As we quickly learn via a school lesson, the island itself has been closed off from the outside world since the remarkable catastrophe of 1887, which wiped out most of the population and locked the survivors into the preservation of arcane tradition, like Gormenghast rewritten by Gombrowicz. Although suitably catechistic, the lesson is illustrated by an anamorphic image of the three governors to date - Gotos I, II & III. The attic of the riding school similarly offers three disjointed and illusory views: from one side, a grassy hill sloping down into woodland; from the next, a stark quarry; from the third, the rolling waves on a rocky shore. But these vistas prove deceptive in a world that offers no escape, no distance to run into. Imagine Father Ted‘s Craggy Island as a benevolent dictatorship: Goto III frolicking on the beach in full uniform is oddly reminiscent of Bishop Len Brennan’s holiday video. His adulterous wife Glossia, a mix of Garbo gloom and Buster Keaton stiffness throughout, is more the hapless marionette than ever in rugged nature. Clearly she will never make it out to sea, and escape from the island.

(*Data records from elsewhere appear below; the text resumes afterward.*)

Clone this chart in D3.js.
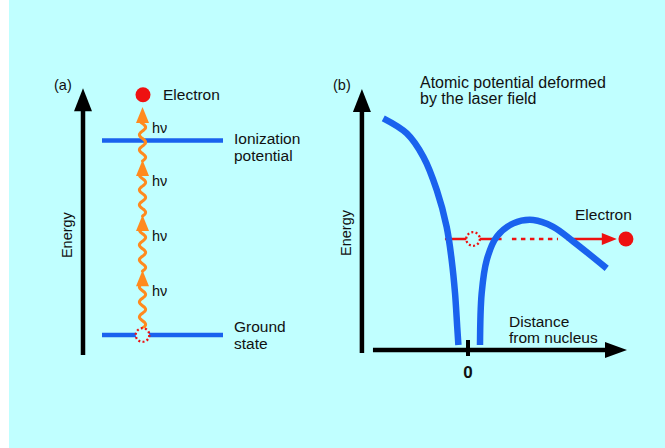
<!DOCTYPE html>
<html>
<head>
<meta charset="utf-8">
<script src="https://cdn.jsdelivr.net/npm/d3@7"></script>
<style>
  html, body { margin: 0; padding: 0; background: #ffffff; }
  svg { display: block; }
  text { font-family: "Liberation Sans", Arial, Helvetica, sans-serif; fill: #111; }
</style>
</head>
<body>
<svg id="chart" width="665" height="448"></svg>
<script>
// ---- Panel (a): energy levels, in units of one photon energy hν ----
const levelNames = ["Ground state", "Ionization potential"];
const levelEnergies = [0, 3.6];
const levelLabelLines = [["Ground", "state"], ["Ionization", "potential"]];
const photonTips = [1.2, 2.22, 3.24, 4.22];     // energy reached by each absorbed photon
const photonLabel = "hν";
const freeElectronEnergy = 4.45;

// ---- Panel (b): atomic potential deformed by the laser field ----
// (distance from nucleus, energy) in arbitrary units
const leftBranchX = [-3.53, -2.55, -1.86, -1.30, -0.89, -0.68, -0.54, -0.45, -0.40];
const leftBranchY = [8.91, 8.33, 7.43, 6.15, 4.74, 3.46, 2.18, 0.90, 0.19];
const rightBranchX = [0.50, 0.57, 0.78, 1.20, 1.89, 2.72, 3.55, 4.39, 5.78];
const rightBranchY = [0.19, 2.18, 3.46, 4.36, 4.87, 5.00, 4.74, 4.17, 3.14];
const electronLevel = 4.27;
const boundElectronX = 0.21;
const escapeSolidA = [-0.96, 1.40];   // inside the well
const escapeTunnel = [1.83, 3.75];    // through the barrier (dashed)
const escapeSolidB = [4.10, 5.62];    // outside the barrier
const escapeArrowTip = 6.2;
const escapedElectronX = 6.58;
const xTickValues = [0];

const BLUE = "#1a62ee", ORANGE = "#ff8a1e", RED = "#ee1111", BG = "#c0ffff";
const FS = 15.5;

const svg = d3.select("#chart");
svg.append("rect").attr("x", 9).attr("y", 0).attr("width", 656).attr("height", 448).attr("fill", BG);

function arrowHead(g, x, y, dir, len, wid, color) {
  // dir: "up" or "right"; (x,y) is the tip
  const pts = dir === "up"
    ? [[x, y], [x - wid / 2, y + len], [x + wid / 2, y + len]]
    : [[x, y], [x - len, y - wid / 2], [x - len, y + wid / 2]];
  g.append("path").attr("d", d3.line()(pts) + "Z").attr("fill", color);
}

function dottedCircle(g, cx, cy) {
  g.append("circle").attr("cx", cx).attr("cy", cy).attr("r", 6.8)
    .attr("fill", BG).attr("stroke", RED).attr("stroke-width", 2.3)
    .attr("stroke-dasharray", "2 2.3");
}

// ================= Panel (a) =================
const ga = svg.append("g");
const yA = d3.scaleLinear().domain([0, 4.5]).range([335, 92]);
const axisAX = 83;

ga.append("text").attr("x", 54).attr("y", 90).attr("font-size", 14.5).text("(a)");
// energy axis
ga.append("line").attr("x1", axisAX).attr("x2", axisAX)
  .attr("y1", yA(-0.37)).attr("y2", yA(4.57) + 20)
  .attr("stroke", "#000").attr("stroke-width", 4.5);
arrowHead(ga, axisAX, yA(4.57), "up", 23, 18, "#000");
ga.append("text").attr("transform", `translate(${axisAX - 11},${yA(1.85)}) rotate(-90)`)
  .attr("text-anchor", "middle").attr("font-size", 14.5).text("Energy");

// levels
levelEnergies.forEach((e, i) => {
  ga.append("line").attr("x1", 102).attr("x2", 223)
    .attr("y1", yA(e)).attr("y2", yA(e))
    .attr("stroke", BLUE).attr("stroke-width", 4.5);
  levelLabelLines[i].forEach((t, k) => {
    ga.append("text").attr("x", 234).attr("y", yA(e) + (i === 0 ? -3 : 3) + k * 17)
      .attr("font-size", FS).text(t);
  });
});

// wavy photon path
const photonX = 142.5;
function wave(yStart, yEnd) {
  const pts = [];
  const n = Math.max(2, Math.ceil(yStart - yEnd));
  for (let i = 0; i <= n; i++) {
    const y = yStart + (yEnd - yStart) * i / n;
    pts.push([photonX + 3.2 * Math.sin(2 * Math.PI * (yStart - y) / 15), y]);
  }
  return d3.line().curve(d3.curveBasis)(pts);
}
const headLen = 16;
let from = yA(0) - 6.8;
photonTips.forEach(tip => {
  const tipY = yA(tip);
  ga.append("path").attr("d", wave(from, tipY + headLen - 1))
    .attr("fill", "none").attr("stroke", ORANGE).attr("stroke-width", 3)
    .attr("stroke-linecap", "round");
  arrowHead(ga, photonX, tipY, "up", headLen, 13, ORANGE);
  ga.append("text").attr("x", 152).attr("y", tipY + 26).attr("font-size", 14.5).text(photonLabel);
  from = tipY + 1;
});
dottedCircle(ga, photonX, yA(0));
ga.append("circle").attr("cx", 143).attr("cy", yA(freeElectronEnergy)).attr("r", 7.5).attr("fill", RED);
ga.append("text").attr("x", 163).attr("y", yA(freeElectronEnergy) + 5).attr("font-size", FS).text("Electron");

// ================= Panel (b) =================
const gb = svg.append("g");
const xB = d3.scaleLinear().domain([0, 1]).range([468, 492]);
const yB = d3.scaleLinear().domain([0, 1]).range([350, 324]);

gb.append("text").attr("x", 333).attr("y", 90).attr("font-size", 14.5).text("(b)");
gb.append("text").attr("x", 420).attr("y", 88).attr("font-size", 16).text("Atomic potential deformed");
gb.append("text").attr("x", 420).attr("y", 104).attr("font-size", 16).text("by the laser field");

// axes
const yAxisX = xB(-4.42);
gb.append("line").attr("x1", yAxisX).attr("x2", yAxisX)
  .attr("y1", yB(-0.12)).attr("y2", yB(10.04) + 20)
  .attr("stroke", "#000").attr("stroke-width", 4.5);
arrowHead(gb, yAxisX, yB(10.04), "up", 23, 18, "#000");
gb.append("text").attr("transform", `translate(${yAxisX - 11},${yB(4.5)}) rotate(-90)`)
  .attr("text-anchor", "middle").attr("font-size", 14.5).text("Energy");

gb.append("line").attr("x1", xB(-3.96)).attr("x2", xB(6.625) - 20)
  .attr("y1", yB(0)).attr("y2", yB(0))
  .attr("stroke", "#000").attr("stroke-width", 4.5);
arrowHead(gb, xB(6.625), yB(0), "right", 22, 16, "#000");
xTickValues.forEach(v => {
  gb.append("line").attr("x1", xB(v)).attr("x2", xB(v))
    .attr("y1", yB(0) - 10).attr("y2", yB(0) + 6)
    .attr("stroke", "#000").attr("stroke-width", 4);
  gb.append("text").attr("x", xB(v)).attr("y", yB(0) + 28)
    .attr("text-anchor", "middle").attr("font-size", 17).attr("font-weight", "bold").text(v);
});
gb.append("text").attr("x", 509).attr("y", 327).attr("font-size", FS).text("Distance");
gb.append("text").attr("x", 509).attr("y", 343).attr("font-size", FS).text("from nucleus");

// electron escape path
const ly = yB(electronLevel);
[escapeSolidA, escapeSolidB].forEach(seg => {
  gb.append("line").attr("x1", xB(seg[0])).attr("x2", xB(seg[1]))
    .attr("y1", ly).attr("y2", ly).attr("stroke", RED).attr("stroke-width", 2.5);
});
gb.append("line").attr("x1", xB(escapeTunnel[0])).attr("x2", xB(escapeTunnel[1]))
  .attr("y1", ly).attr("y2", ly).attr("stroke", RED).attr("stroke-width", 2.5)
  .attr("stroke-dasharray", "4.5 4.5");
arrowHead(gb, xB(escapeArrowTip), ly, "right", 15, 12, RED);
dottedCircle(gb, xB(boundElectronX), ly);
gb.append("circle").attr("cx", xB(escapedElectronX)).attr("cy", ly).attr("r", 7.5).attr("fill", RED);
gb.append("text").attr("x", 575).attr("y", 220).attr("font-size", FS).text("Electron");

// potential curve (drawn over the escape path)
const curve = d3.line().x(d => xB(d[0])).y(d => yB(d[1])).curve(d3.curveCatmullRom.alpha(0.5));
[[leftBranchX, leftBranchY], [rightBranchX, rightBranchY]].forEach(([xs, ys]) => {
  gb.append("path").attr("d", curve(xs.map((x, i) => [x, ys[i]])))
    .attr("fill", "none").attr("stroke", BLUE).attr("stroke-width", 6.5);
});
</script>
</body>
</html>
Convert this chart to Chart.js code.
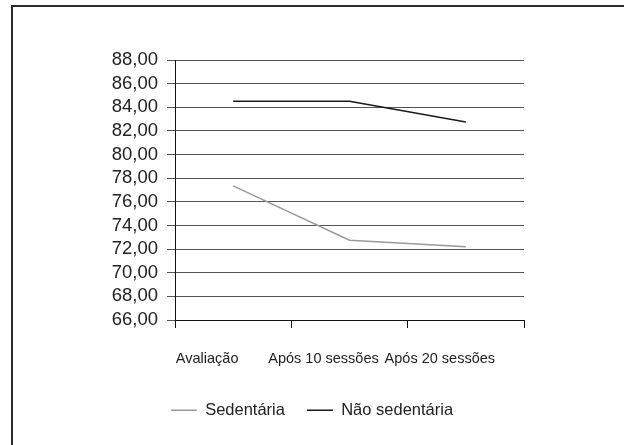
<!DOCTYPE html>
<html lang="pt">
  <head>
    <meta charset="UTF-8" />
    <title>Evolução do peso</title>
    <script src="https://cdn.jsdelivr.net/npm/chart.js@4"></script>
    <style>
      body { margin: 0; background: #fff; overflow: hidden; }
      #wrap { position: relative; width: 624px; height: 445px; }
      #frame {
        position: absolute; left: 11px; top: 5px; right: -10px; bottom: -10px;
        border-top: 2px solid #2b2b2b; border-left: 2px solid #2b2b2b;
        pointer-events: none;
      }
      canvas { position: absolute; left: 0; top: 0; }
    </style>
  </head>
  <body>
    <div id="wrap">
      <canvas id="myChart" width="624" height="445"></canvas>
      <div id="frame"></div>
    </div>
    <script>
      const momentos = ['Avaliação', 'Após 10 sessões', 'Após 20 sessões'];
      const sedentaria = [77.35, 72.75, 72.2];
      const naoSedentaria = [84.5, 84.5, 82.75];
      const yMin = 66;
      const yMax = 88;
      const yStep = 2;

      const fonte = "'Liberation Sans', Arial, sans-serif";

      const ctx = document.getElementById('myChart').getContext('2d');
      const myChart = new Chart(ctx, {
        type: 'line',
        data: {
          labels: momentos,
          datasets: [{
            label: 'Sedentária',
            data: sedentaria,
            borderColor: '#9a9a9a',
            backgroundColor: '#9a9a9a',
            borderWidth: 1.5,
            pointRadius: 0,
            tension: 0
          }, {
            label: 'Não sedentária',
            data: naoSedentaria,
            borderColor: '#1a1a1a',
            backgroundColor: '#1a1a1a',
            borderWidth: 1.5,
            pointRadius: 0,
            tension: 0
          }]
        },
        options: {
          responsive: false,
          animation: false,
          layout: { padding: { left: 0, right: 0, top: 60, bottom: 16.5 } },
          plugins: {
            tooltip: { enabled: false },
            legend: {
              position: 'bottom',
              labels: {
                usePointStyle: true,
                pointStyle: 'line',
                pointStyleWidth: 26,
                padding: 22,
                color: '#222',
                font: { family: fonte, size: 16.5 }
              }
            }
          },
          scales: {
            x: {
              offset: true,
              grid: {
                offset: true,
                drawOnChartArea: false,
                drawTicks: true,
                tickLength: 8,
                color: '#111'
              },
              border: { color: '#111', width: 1 },
              ticks: {
                padding: 22,
                maxRotation: 0,
                autoSkip: false,
                labelOffset: -26,
                color: '#222',
                font: { family: fonte, size: 14.5 }
              },
              afterFit(scale) { scale.height = 60; }
            },
            y: {
              min: yMin,
              max: yMax,
              grid: { color: '#555', tickLength: 8 },
              border: { color: '#111', width: 1 },
              ticks: {
                stepSize: yStep,
                autoSkip: false,
                padding: 9,
                color: '#222',
                font: { family: fonte, size: 18.5 },
                callback: v => v.toFixed(2).replace('.', ',')
              },
              afterFit(scale) { scale.width = 175; }
            },
            // empty axis on the right keeps the plot narrower than the legend row
            espaco: {
              position: 'right',
              grid: { display: false },
              border: { display: false },
              ticks: { display: false },
              afterFit(scale) { scale.width = 100; }
            }
          }
        }
      });
    </script>
  </body>
</html>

Meanwhile, we follow arriviste crim Grozo’s ruthless ascent from dog-minder and fly-catcher. Scenting success, he lets out the dogs and we see them bounding through a tiny door into the light, down to the sea. The camera follows them a little way in a rare moment of exuberance, but finally leaves them in the inconsequential distance, bounded by the sea, framed by the viewfinder of the door. Grozo’s ambition has never risen higher than to be a hound with its muzzle in Glossia’s lap. Even his treason is subservient, obeisant to the machine, and his moment of success brings not even the limited freedom of a dog. He, more than anyone, is caught up in the ‘manège’; that is to say ‘riding school’, but also ‘machination’, and ‘merry-go-round’. Through the objective lens of the wryly named animator, it’s just a complicated game. Where a dictator is chosen by a round of spin-the-shoe-last, the only revolution is the turning of the machine.
Stephen Thomson
Tragedy of the absurdity and of derision rivalling the finest Stroheim, Goto affirms itself as a capital film of the 1960s. A ‘cursed’ film, ignored outside France, madly anti-conformist in its own spectacular status that does not indulge a single moment on the petrifying freeze of the formalistic avant-garde.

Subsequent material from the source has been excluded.